What to work on.
Beginning with the line that contains "Give me the React, TypeScript" and ending with the line that contains "const yStep = 1000;", reproduce each line exactly; include both and add nothing.

Input rows.
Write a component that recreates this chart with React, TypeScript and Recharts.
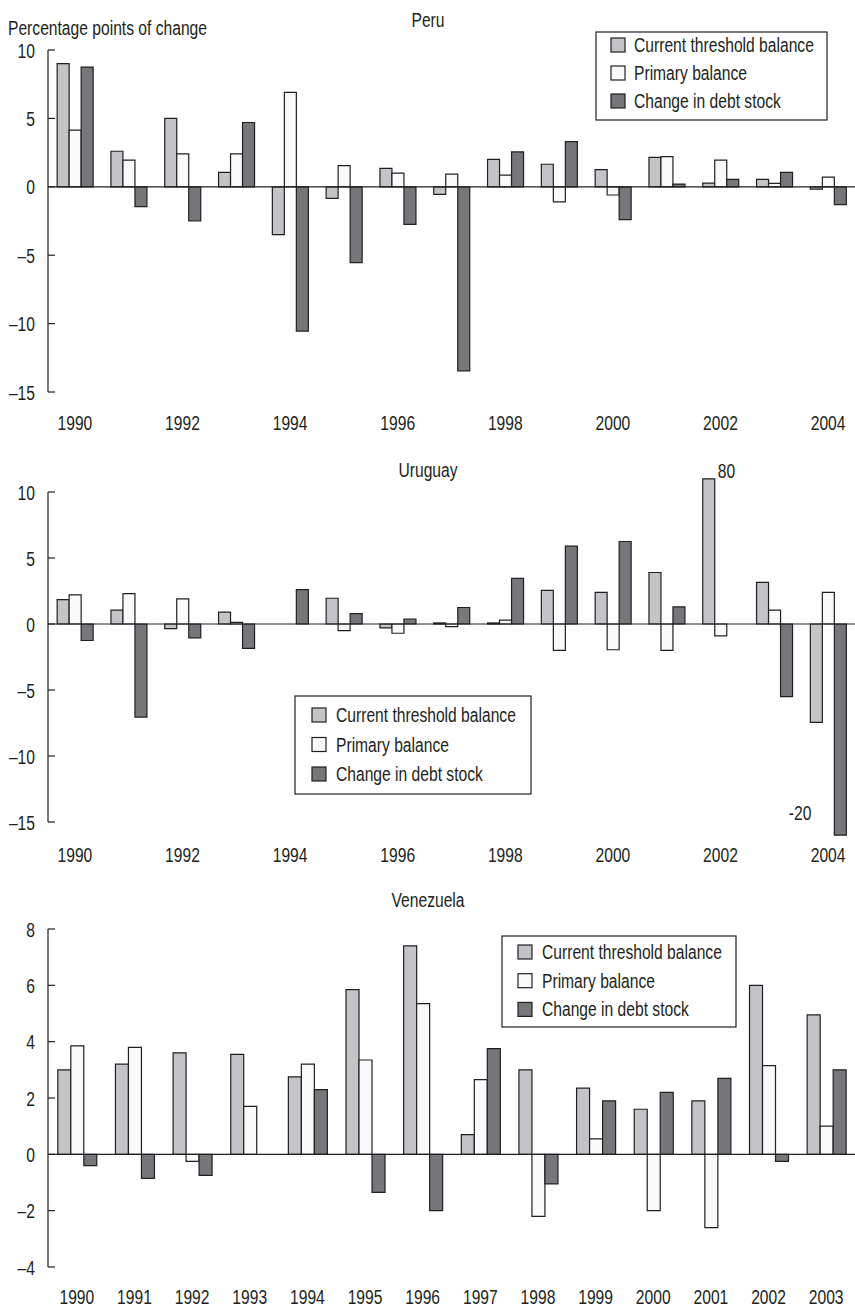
* * *
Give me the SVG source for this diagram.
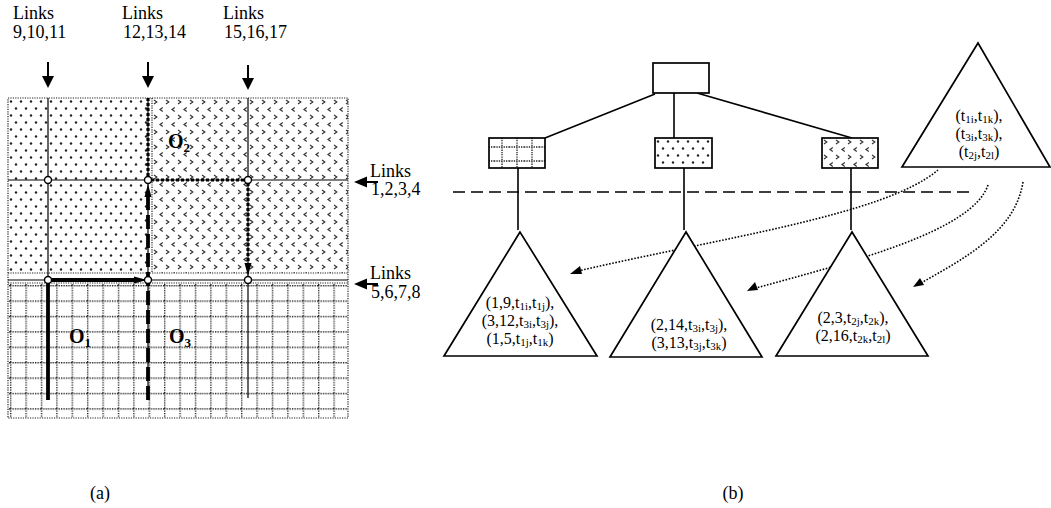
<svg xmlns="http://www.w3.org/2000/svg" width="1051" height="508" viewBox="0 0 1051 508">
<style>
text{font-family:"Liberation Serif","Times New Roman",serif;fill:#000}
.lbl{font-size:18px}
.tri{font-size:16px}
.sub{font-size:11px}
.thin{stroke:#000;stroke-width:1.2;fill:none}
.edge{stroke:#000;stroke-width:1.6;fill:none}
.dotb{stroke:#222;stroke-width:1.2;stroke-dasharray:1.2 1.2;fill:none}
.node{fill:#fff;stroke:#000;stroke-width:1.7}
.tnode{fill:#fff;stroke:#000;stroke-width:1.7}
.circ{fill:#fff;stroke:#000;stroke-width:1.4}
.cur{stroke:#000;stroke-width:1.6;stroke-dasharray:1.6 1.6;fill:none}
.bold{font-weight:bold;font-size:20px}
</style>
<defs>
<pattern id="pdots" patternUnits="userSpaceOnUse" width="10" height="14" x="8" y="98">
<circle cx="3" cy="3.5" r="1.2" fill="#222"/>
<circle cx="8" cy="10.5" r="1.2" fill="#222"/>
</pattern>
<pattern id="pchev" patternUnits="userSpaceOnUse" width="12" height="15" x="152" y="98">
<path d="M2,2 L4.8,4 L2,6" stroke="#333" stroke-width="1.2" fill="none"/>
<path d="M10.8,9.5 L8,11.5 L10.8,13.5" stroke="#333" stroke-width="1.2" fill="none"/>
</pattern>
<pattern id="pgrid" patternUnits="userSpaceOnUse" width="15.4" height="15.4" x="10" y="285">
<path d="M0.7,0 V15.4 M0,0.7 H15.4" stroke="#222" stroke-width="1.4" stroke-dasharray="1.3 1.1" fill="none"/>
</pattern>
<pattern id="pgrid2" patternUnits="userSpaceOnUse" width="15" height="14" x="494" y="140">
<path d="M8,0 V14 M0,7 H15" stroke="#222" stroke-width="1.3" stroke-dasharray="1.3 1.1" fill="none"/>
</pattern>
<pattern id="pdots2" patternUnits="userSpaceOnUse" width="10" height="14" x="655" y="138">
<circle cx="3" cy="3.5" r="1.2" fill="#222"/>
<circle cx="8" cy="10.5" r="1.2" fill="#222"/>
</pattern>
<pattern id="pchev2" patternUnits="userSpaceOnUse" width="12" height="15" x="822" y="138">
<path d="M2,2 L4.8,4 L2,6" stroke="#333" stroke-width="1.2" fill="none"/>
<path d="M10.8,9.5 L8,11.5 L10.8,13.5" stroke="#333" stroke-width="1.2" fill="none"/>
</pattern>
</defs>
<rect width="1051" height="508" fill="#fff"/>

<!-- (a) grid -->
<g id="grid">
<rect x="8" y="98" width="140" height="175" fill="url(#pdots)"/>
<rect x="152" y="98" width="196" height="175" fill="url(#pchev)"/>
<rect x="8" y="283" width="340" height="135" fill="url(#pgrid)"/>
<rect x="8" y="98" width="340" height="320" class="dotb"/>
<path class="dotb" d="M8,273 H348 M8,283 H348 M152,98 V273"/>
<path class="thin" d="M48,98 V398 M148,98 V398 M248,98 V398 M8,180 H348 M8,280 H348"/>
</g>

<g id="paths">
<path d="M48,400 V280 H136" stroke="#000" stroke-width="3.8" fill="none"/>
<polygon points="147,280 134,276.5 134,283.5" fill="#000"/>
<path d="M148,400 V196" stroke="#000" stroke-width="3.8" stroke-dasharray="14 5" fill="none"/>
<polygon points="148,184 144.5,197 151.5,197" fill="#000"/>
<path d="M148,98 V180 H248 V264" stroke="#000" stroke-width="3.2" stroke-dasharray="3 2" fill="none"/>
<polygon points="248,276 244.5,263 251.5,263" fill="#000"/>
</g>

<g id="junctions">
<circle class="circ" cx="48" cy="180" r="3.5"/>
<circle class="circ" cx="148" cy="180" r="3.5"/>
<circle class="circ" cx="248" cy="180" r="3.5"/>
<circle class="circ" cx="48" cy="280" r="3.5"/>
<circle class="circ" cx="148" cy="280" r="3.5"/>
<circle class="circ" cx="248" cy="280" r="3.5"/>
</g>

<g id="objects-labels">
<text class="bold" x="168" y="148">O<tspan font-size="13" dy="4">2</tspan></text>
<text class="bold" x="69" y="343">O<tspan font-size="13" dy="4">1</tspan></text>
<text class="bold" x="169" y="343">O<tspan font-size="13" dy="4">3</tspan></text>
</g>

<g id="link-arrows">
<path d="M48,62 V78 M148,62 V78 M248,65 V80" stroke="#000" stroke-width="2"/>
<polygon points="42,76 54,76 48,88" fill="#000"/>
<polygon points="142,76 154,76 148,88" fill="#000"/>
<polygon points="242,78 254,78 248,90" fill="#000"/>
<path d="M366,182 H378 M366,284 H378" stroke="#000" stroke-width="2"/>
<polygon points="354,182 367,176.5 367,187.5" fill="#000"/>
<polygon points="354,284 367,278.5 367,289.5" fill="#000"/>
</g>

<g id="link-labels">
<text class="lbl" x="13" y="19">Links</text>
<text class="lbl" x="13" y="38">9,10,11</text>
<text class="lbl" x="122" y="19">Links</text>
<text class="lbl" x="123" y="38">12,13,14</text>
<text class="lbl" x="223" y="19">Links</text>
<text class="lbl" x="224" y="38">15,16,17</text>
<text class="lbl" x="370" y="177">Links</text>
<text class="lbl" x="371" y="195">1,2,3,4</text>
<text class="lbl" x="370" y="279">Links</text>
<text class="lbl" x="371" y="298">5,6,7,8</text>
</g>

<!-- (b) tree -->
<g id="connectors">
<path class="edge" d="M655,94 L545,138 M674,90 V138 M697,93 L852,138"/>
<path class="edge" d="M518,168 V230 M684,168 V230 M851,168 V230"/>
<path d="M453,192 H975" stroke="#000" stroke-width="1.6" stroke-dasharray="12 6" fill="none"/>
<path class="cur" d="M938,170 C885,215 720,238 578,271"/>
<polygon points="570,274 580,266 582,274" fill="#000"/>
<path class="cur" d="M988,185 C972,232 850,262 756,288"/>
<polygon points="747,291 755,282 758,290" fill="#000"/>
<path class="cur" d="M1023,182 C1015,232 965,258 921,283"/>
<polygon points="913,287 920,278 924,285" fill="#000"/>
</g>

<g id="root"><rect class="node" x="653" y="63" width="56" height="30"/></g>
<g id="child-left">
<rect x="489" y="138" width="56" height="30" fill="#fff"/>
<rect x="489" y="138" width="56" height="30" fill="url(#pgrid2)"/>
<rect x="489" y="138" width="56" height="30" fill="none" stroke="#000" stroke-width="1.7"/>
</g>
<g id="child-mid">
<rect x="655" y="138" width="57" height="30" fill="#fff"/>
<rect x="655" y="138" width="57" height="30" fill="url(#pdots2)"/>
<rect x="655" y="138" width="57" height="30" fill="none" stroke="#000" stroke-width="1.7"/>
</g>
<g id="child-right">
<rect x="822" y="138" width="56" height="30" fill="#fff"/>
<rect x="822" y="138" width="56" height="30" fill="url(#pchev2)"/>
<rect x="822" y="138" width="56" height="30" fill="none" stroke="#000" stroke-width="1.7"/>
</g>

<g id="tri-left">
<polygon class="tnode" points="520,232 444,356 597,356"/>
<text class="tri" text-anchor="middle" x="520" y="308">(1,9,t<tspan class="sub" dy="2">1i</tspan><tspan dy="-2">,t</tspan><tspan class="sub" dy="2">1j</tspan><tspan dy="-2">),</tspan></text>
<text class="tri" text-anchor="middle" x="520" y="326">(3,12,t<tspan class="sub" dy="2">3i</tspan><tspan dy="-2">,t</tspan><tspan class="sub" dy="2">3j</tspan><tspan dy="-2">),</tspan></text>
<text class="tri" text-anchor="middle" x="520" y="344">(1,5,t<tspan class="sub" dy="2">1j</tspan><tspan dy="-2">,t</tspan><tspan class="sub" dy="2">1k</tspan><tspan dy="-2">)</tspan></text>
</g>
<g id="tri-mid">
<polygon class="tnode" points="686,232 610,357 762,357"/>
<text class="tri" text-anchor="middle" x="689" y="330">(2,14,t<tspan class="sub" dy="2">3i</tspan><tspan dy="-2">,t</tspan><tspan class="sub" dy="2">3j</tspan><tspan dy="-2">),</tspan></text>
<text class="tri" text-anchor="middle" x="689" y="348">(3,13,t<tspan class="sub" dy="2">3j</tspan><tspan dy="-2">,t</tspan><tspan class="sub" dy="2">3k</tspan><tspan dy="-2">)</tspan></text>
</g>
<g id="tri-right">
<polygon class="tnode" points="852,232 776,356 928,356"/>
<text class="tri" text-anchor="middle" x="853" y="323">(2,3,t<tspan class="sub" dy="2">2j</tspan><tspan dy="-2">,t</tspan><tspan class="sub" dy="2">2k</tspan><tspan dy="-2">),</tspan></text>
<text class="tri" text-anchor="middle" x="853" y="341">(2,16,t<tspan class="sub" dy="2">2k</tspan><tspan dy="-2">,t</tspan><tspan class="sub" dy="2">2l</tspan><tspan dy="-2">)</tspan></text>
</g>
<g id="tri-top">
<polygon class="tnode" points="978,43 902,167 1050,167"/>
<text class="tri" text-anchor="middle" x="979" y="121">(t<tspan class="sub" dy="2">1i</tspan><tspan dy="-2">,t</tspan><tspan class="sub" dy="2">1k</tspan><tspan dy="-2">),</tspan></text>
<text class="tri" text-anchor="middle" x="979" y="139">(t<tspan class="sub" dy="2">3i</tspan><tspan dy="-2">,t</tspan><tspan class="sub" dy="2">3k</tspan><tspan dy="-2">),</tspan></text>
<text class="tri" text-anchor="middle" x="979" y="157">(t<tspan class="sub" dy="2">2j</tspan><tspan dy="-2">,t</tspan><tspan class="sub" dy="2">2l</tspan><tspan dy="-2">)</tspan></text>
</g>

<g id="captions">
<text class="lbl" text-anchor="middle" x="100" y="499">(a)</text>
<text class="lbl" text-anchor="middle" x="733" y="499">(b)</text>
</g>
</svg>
---
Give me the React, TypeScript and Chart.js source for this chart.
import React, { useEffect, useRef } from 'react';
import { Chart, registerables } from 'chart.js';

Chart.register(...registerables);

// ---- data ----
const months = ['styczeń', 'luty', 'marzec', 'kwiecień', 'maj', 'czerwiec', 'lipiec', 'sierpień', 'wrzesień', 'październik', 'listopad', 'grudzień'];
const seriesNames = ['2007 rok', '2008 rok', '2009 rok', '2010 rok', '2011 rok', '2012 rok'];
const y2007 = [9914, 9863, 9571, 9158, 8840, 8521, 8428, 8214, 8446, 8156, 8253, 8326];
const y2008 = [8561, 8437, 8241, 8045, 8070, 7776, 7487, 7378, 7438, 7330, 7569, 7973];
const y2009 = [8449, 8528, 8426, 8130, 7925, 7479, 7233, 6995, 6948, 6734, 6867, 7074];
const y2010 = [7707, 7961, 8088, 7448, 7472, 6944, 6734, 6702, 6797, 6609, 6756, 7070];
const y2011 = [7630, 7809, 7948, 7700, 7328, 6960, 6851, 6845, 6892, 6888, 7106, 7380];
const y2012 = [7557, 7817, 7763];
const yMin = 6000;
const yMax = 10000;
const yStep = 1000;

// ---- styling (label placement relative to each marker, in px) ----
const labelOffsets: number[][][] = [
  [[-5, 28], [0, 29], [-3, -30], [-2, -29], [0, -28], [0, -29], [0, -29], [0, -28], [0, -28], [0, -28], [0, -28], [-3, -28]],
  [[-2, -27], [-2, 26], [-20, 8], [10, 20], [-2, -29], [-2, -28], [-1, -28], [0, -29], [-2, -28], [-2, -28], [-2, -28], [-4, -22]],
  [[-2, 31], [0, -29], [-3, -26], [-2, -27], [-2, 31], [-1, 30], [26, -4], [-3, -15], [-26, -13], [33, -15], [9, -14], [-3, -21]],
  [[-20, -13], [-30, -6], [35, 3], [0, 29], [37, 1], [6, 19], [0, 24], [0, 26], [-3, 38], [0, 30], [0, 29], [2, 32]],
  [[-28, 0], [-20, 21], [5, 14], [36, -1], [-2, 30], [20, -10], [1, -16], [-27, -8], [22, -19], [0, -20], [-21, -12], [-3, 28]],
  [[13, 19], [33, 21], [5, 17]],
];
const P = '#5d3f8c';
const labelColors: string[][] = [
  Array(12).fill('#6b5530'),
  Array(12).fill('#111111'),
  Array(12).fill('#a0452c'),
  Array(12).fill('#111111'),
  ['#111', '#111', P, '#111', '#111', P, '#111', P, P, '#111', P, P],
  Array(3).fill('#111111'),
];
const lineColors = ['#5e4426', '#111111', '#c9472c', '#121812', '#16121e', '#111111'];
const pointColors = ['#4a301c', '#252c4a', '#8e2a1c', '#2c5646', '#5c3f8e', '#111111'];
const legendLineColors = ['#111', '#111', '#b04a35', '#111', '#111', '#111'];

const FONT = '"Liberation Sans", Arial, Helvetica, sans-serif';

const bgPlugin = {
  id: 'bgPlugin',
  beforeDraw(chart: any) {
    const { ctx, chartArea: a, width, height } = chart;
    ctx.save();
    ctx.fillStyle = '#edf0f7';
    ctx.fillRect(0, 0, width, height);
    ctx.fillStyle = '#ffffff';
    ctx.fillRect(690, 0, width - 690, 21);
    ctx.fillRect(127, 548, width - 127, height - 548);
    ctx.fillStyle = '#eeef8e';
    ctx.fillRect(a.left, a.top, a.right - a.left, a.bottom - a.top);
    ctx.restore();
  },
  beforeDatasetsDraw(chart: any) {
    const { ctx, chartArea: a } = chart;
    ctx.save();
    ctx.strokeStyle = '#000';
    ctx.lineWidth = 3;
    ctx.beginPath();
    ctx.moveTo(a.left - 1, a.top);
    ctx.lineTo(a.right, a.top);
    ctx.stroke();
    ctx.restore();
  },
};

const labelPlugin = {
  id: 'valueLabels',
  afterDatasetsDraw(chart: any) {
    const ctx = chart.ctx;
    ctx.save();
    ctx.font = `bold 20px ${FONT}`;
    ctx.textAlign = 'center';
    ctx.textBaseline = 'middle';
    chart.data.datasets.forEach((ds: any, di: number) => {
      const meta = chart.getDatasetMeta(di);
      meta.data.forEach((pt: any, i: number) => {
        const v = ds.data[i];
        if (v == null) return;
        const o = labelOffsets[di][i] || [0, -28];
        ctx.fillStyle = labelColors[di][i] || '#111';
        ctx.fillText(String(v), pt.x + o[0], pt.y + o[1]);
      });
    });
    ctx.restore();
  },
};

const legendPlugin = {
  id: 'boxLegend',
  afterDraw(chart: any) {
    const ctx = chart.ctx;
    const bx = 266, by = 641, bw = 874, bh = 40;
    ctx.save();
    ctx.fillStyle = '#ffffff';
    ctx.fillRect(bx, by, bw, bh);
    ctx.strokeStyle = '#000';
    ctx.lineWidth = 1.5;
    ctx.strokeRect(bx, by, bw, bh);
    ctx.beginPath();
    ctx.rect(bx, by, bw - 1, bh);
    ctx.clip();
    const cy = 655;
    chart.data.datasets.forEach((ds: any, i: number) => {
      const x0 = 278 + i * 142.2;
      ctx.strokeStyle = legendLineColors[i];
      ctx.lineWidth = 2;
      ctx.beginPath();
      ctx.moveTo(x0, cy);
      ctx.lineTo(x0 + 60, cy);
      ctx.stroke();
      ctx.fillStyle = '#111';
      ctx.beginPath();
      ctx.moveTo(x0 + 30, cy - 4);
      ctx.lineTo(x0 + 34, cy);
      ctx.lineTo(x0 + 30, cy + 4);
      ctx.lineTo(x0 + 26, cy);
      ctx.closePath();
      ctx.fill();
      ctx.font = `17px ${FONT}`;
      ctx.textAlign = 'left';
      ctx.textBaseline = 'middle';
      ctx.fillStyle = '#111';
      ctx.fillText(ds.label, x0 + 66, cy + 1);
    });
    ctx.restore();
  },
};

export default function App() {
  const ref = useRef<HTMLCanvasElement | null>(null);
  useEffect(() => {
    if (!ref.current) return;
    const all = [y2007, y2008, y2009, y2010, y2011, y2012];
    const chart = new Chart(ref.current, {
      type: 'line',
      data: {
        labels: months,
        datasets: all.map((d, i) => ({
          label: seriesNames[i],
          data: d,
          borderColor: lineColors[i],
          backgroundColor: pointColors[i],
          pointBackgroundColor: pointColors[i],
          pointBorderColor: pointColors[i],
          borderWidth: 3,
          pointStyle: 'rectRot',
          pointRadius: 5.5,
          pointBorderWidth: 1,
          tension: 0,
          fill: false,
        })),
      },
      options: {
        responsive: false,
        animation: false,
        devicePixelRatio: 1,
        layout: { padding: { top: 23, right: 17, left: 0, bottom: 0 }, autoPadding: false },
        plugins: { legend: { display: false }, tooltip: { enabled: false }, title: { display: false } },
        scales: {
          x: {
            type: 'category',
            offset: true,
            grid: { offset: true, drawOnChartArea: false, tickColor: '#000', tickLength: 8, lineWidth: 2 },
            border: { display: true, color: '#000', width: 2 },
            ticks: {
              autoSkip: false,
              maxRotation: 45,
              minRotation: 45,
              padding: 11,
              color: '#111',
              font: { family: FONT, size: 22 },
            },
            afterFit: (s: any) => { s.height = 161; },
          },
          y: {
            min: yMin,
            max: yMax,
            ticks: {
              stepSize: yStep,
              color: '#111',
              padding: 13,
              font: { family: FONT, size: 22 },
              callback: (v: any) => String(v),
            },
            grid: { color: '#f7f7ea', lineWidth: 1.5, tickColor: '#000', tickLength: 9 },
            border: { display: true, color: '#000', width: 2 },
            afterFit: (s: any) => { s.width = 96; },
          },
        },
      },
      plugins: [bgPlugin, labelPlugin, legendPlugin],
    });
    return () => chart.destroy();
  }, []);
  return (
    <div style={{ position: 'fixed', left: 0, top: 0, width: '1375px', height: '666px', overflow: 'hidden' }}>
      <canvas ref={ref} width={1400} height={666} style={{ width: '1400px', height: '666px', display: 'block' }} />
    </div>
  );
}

Exercise output.
Give me the React, TypeScript and Chart.js source for this chart.
import React, { useEffect, useRef } from 'react';
import { Chart, registerables } from 'chart.js';

Chart.register(...registerables);

// ---- data ----
const months = ['styczeń', 'luty', 'marzec', 'kwiecień', 'maj', 'czerwiec', 'lipiec', 'sierpień', 'wrzesień', 'październik', 'listopad', 'grudzień'];
const seriesNames = ['2007 rok', '2008 rok', '2009 rok', '2010 rok', '2011 rok', '2012 rok'];
const y2007 = [9914, 9863, 9571, 9158, 8840, 8521, 8428, 8214, 8446, 8156, 8253, 8326];
const y2008 = [8561, 8437, 8241, 8045, 8070, 7776, 7487, 7378, 7438, 7330, 7569, 7973];
const y2009 = [8449, 8528, 8426, 8130, 7925, 7479, 7233, 6995, 6948, 6734, 6867, 7074];
const y2010 = [7707, 7961, 8088, 7448, 7472, 6944, 6734, 6702, 6797, 6609, 6756, 7070];
const y2011 = [7630, 7809, 7948, 7700, 7328, 6960, 6851, 6845, 6892, 6888, 7106, 7380];
const y2012 = [7557, 7817, 7763];
const yMin = 6000;
const yMax = 10000;
const yStep = 1000;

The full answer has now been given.